To find this out, we can first work out the resultant force on the car. Let’s call this resultant force 𝐹. And it’s the resultant force because we have to take into account all of the forces acting on the car. So if we choose that this direction towards the right is positive, which kind of make sense because the forward direction should be positive, we say that the resultant force on the car 𝐹 is equal to the 960 newtons provided by the van to the car plus the 160 newtons provided by the car’s engine when it starts working minus the 160-newton friction force.
Now as we can see here, the plus 160 and the minus 160 cancel which in effect means that the car’s motor provides enough force to exactly cancel out the frictional force. And so the resultant force on the car is going to be 960 newtons.
So now, we know the resultant force on the car. But why is this useful? Well, we can use something known as Newton’s second law of motion. What this tells us is that the resultant force on an object 𝐹 is equal to the mass of the object 𝑚 multiplied by the acceleration of that object 𝑎. In this case, we’ve just worked out what 𝐹 is for the car — the resultant force on the car — and we know the mass of the car. We’ve been told this in the question. And of course, we’re trying to work out the acceleration.

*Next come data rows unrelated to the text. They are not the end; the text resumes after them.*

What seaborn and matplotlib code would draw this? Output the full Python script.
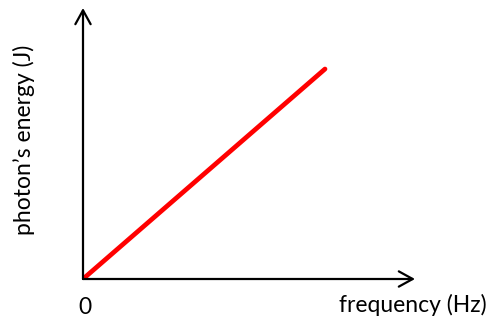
import matplotlib
matplotlib.use("Agg")
import matplotlib.pyplot as plt
import seaborn as sns

# photon energy vs frequency (E = h f), arbitrary units
frequency = [0.0, 1.0]
energy = [0.0, 1.0]

sns.set_style("white")
plt.rcParams['font.family'] = ['Lato', 'DejaVu Sans']

W, H = 496, 320
fig = plt.figure(figsize=(W / 100, H / 100), dpi=100)
ax = fig.add_axes([83 / W, (H - 279) / H, 332 / W, 271 / H])

sns.lineplot(x=frequency, y=energy, color="red", lw=3.4, ax=ax)
ax.set_xlim(0, 332 / 242)
ax.set_ylim(0, 271 / 210)

for s in ax.spines.values():
    s.set_visible(False)
ax.set_xticks([])
ax.set_yticks([])

arrow = dict(arrowstyle="->,head_length=1.0,head_width=0.55", lw=1.6, color="black",
             shrinkA=0, shrinkB=0)
ax.annotate("", xy=(1, 0), xytext=(0, 0), xycoords="axes fraction", arrowprops=arrow)
ax.annotate("", xy=(0, 1), xytext=(0, 0), xycoords="axes fraction", arrowprops=arrow)

fig.text(85 / W, 1 - 308 / H, "0", fontsize=16.5, color="black", ha="center", va="center")
fig.text(487 / W, 1 - 305 / H, "frequency (Hz)", fontsize=16.5, color="black",
         ha="right", va="center")
fig.text(24 / W, 1 - 140 / H, "photon\u2019s energy (J)", fontsize=16.5, color="black",
         rotation=90, ha="center", va="center")

fig.savefig("out.png", dpi=100)
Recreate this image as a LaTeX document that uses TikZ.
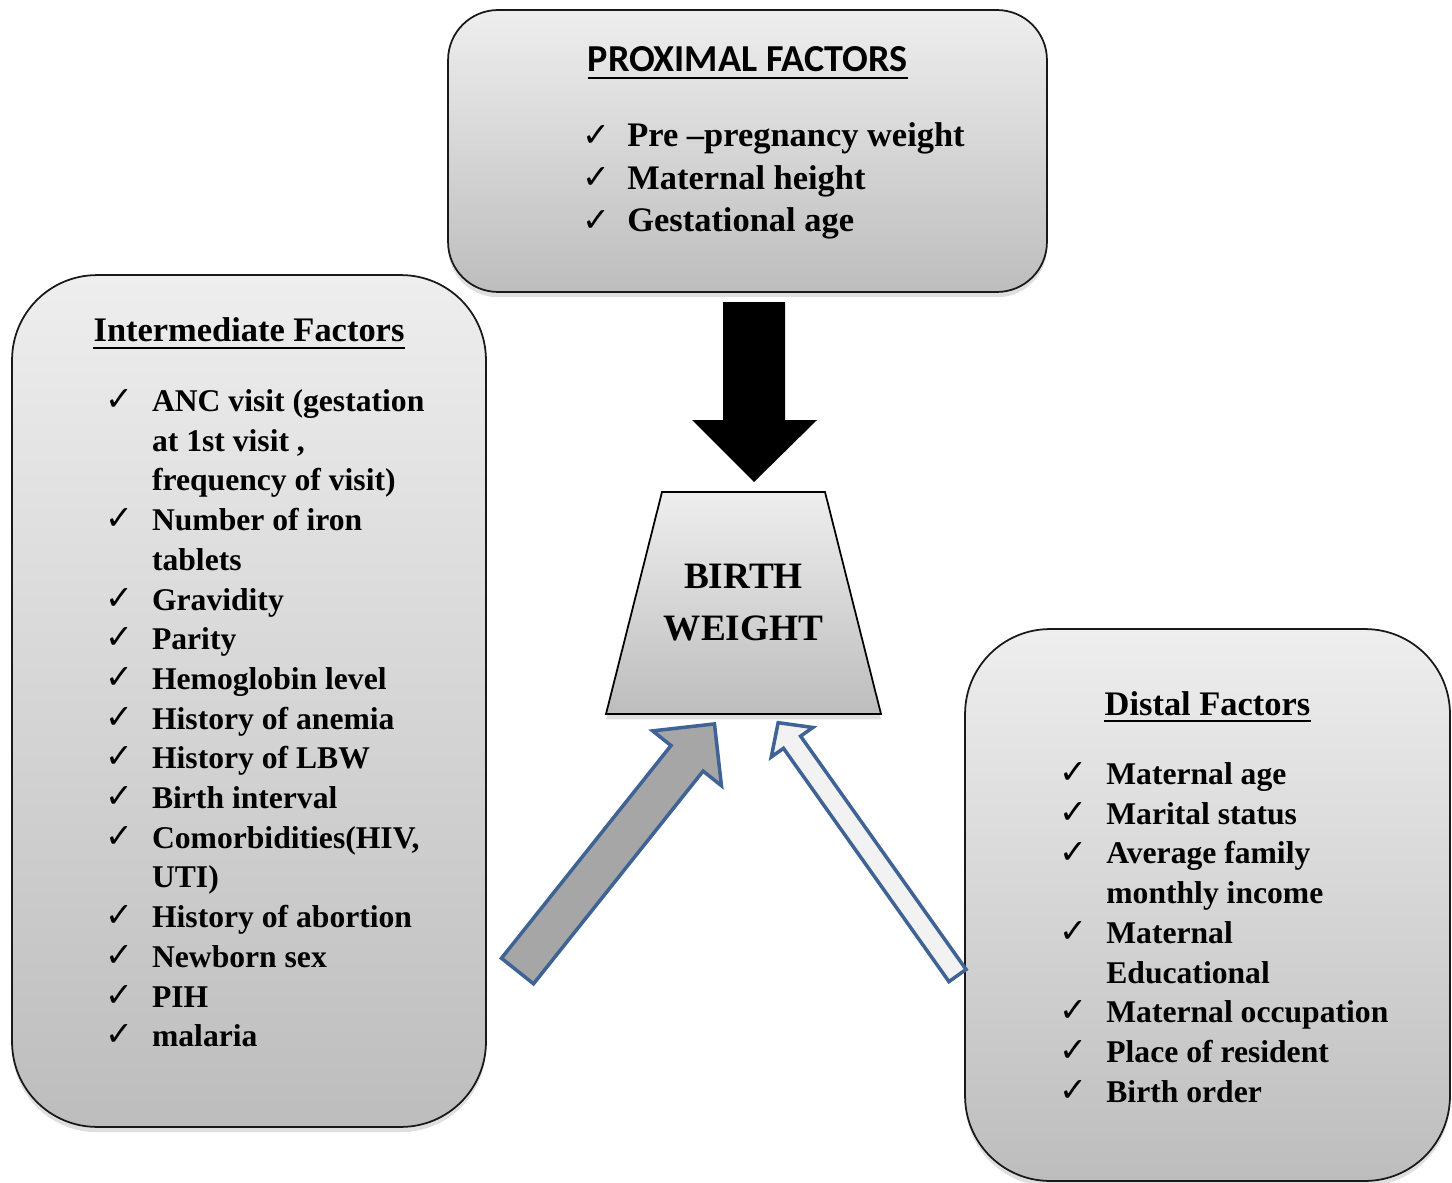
\documentclass[tikz,border=0pt]{standalone}
\usepackage{fontspec}
\setmainfont{Liberation Serif}
\newfontfamily\calibfont{Carlito}
\newfontfamily\checkfont{DejaVu Sans}
\usetikzlibrary{shadows,calc}
\definecolor{boxtop}{RGB}{238,238,238}
\definecolor{boxbot}{RGB}{189,189,189}
\definecolor{arrowblue}{RGB}{62,99,148}
\definecolor{darkarrow}{RGB}{166,166,166}
\definecolor{lightarrow}{RGB}{242,242,242}
\begin{document}
\begin{tikzpicture}[x=0.02cm,y=-0.02cm,
  factorbox/.style={draw=black!90, line width=1pt, top color=boxtop, bottom color=boxbot,
    inner sep=0pt, drop shadow={shadow xshift=0pt, shadow yshift=-3pt, opacity=0.25}},
  itemtext/.style={anchor=base west, inner sep=0pt, font=\bfseries\fontsize{18pt}{22pt}\selectfont},
  proxtext/.style={anchor=base west, inner sep=0pt, font=\bfseries\fontsize{19.6pt}{24pt}\selectfont},
  checkmark/.style={anchor=base west, inner sep=0pt, yshift=0.5pt, text=black, font=\checkfont\fontsize{19pt}{24pt}\selectfont},
  titletext/.style={anchor=base, inner sep=0pt, font=\bfseries\fontsize{19.6pt}{24pt}\selectfont},
  ulinestyle/.style={line width=1.1pt},
  blockarrow/.style={draw=arrowblue, line width=2pt, miter limit=10},
]
\useasboundingbox (0,0) rectangle (1452,1182);
\fill[white] (0,0) rectangle (1452,1182);

% boxes
\node[factorbox, rounded corners=1cm, minimum width=11.98cm, minimum height=5.64cm] (prox) at (747.5,151) {};
\node[factorbox, rounded corners=1.7cm, minimum width=9.48cm, minimum height=17.04cm] (inter) at (249,701) {};
\node[factorbox, rounded corners=1.7cm, minimum width=9.7cm, minimum height=11.04cm] (dist) at (1207.5,905) {};

% proximal
\node[anchor=base, inner sep=0pt, font=\calibfont\bfseries\fontsize{21.7pt}{24pt}\selectfont] (proxtitle) at (747.5,72) {PROXIMAL FACTORS};
\draw[ulinestyle] ($(proxtitle.base west)+(0,6)$) -- ($(proxtitle.base east)+(0,6)$);
\foreach \t [count=\i] in {Pre –pregnancy weight, Maternal height, Gestational age}{
  \node[checkmark] (proxc-\i) at (582,{147+(\i-1)*42.5}) {✓};
  \node[proxtext] (proxi-\i) at (627,{147+(\i-1)*42.5}) {\t};
}

% intermediate
\node[titletext] (intertitle) at (249,341.7) {Intermediate Factors};
\draw[ulinestyle] ($(intertitle.base west)+(0,6)$) -- ($(intertitle.base east)+(0,6)$);
\foreach \t/\c [count=\i] in {{ANC visit (gestation}/1, {at 1st visit ,}/0, {frequency of visit)}/0,
  {Number of iron}/1, {tablets}/0, {Gravidity}/1, {Parity}/1, {Hemoglobin level}/1,
  {History of anemia}/1, {History of LBW}/1, {Birth interval}/1, {Comorbidities(HIV,}/1,
  {UTI)}/0, {History of abortion}/1, {Newborn sex}/1, {PIH}/1, {malaria}/1}{
  \node[itemtext] (inti-\i) at (151.7,{411.5+(\i-1)*39.7}) {\t};
  \ifnum\c=1 \node[checkmark] (intc-\i) at (105,{411.5+(\i-1)*39.7}) {✓};\fi
}

% distal
\node[titletext] (disttitle) at (1207.5,715) {Distal Factors};
\draw[ulinestyle] ($(disttitle.base west)+(0,6)$) -- ($(disttitle.base east)+(0,6)$);
\foreach \t/\c [count=\i] in {{Maternal age}/1, {Marital status}/1, {Average family}/1,
  {monthly income}/0, {Maternal}/1, {Educational}/0, {Maternal occupation}/1,
  {Place of resident}/1, {Birth order}/1}{
  \node[itemtext] (disti-\i) at (1106,{784.5+(\i-1)*39.7}) {\t};
  \ifnum\c=1 \node[checkmark] (distc-\i) at (1059,{784.5+(\i-1)*39.7}) {✓};\fi
}

% birth weight trapezium
\path[draw=black, line width=1pt, top color=boxtop, bottom color=boxbot,
  drop shadow={shadow xshift=0pt, shadow yshift=-3pt, opacity=0.25}]
  (662,492) coordinate (bwtl) -- (825,492) coordinate (bwtr) -- (881,714) coordinate (bwbr) -- (606,714) coordinate (bwbl) -- cycle;
\node[align=center, inner sep=0pt, font=\bfseries\fontsize{21.2pt}{29.6pt}\selectfont] (bw) at (743.5,603) {BIRTH\\WEIGHT};

% black arrow from proximal to birth weight
\coordinate (blacktail) at (754,302);
\fill[black] ($(blacktail)+(-31,0)$) -- ($(blacktail)+(31,0)$) -- ($(blacktail)+(31,118)$) -- ($(blacktail)+(63,118)$)
  -- ($(blacktail)+(0,180)$) coordinate (blacktip) -- ($(blacktail)+(-62,118)$) -- ($(blacktail)+(-31,118)$) -- cycle;

% intermediate arrow
\coordinate (lefttail) at (517.5,971);
\begin{scope}[shift={(lefttail)}, rotate=51.44]
\draw[blockarrow, fill=darkarrow] (0,-20.5) -- (272,-20.5) -- (272,-44) -- (316,0) coordinate (lefttip) -- (272,44) -- (272,20.5) -- (0,20.5) -- cycle;
\end{scope}

% distal arrow
\coordinate (righttail) at (957.5,975.5);
\begin{scope}[shift={(righttail)}, rotate=125.35]
\draw[blockarrow, fill=lightarrow] (0,-10.5) -- (286,-10.5) -- (286,-25.5) -- (310,0) coordinate (righttip) -- (286,25.5) -- (286,10.5) -- (0,10.5) -- cycle;
\end{scope}
\end{tikzpicture}
\end{document}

So we need to rearrange 𝐹 is equal to 𝑚𝑎. What we can do is to divide both sides of the equation by 𝑚. So the 𝑚s cancel on the right-hand side and that leaves us with 𝐹 divided by 𝑚 is equal to 𝑎. Then, we can substitute in the values of 𝐹 which is 960 newtons and 𝑚 which is 320 kilograms. And we can evaluate the fraction, which ends up being three.
And because we use the standard units of newtons and kilograms for force and mass, respectively, our answer is therefore going to be in the standard unit of acceleration, which is meters per second squared. And at this point, we have our final answer. The acceleration of the car when its engine starts working is three meters per second squared.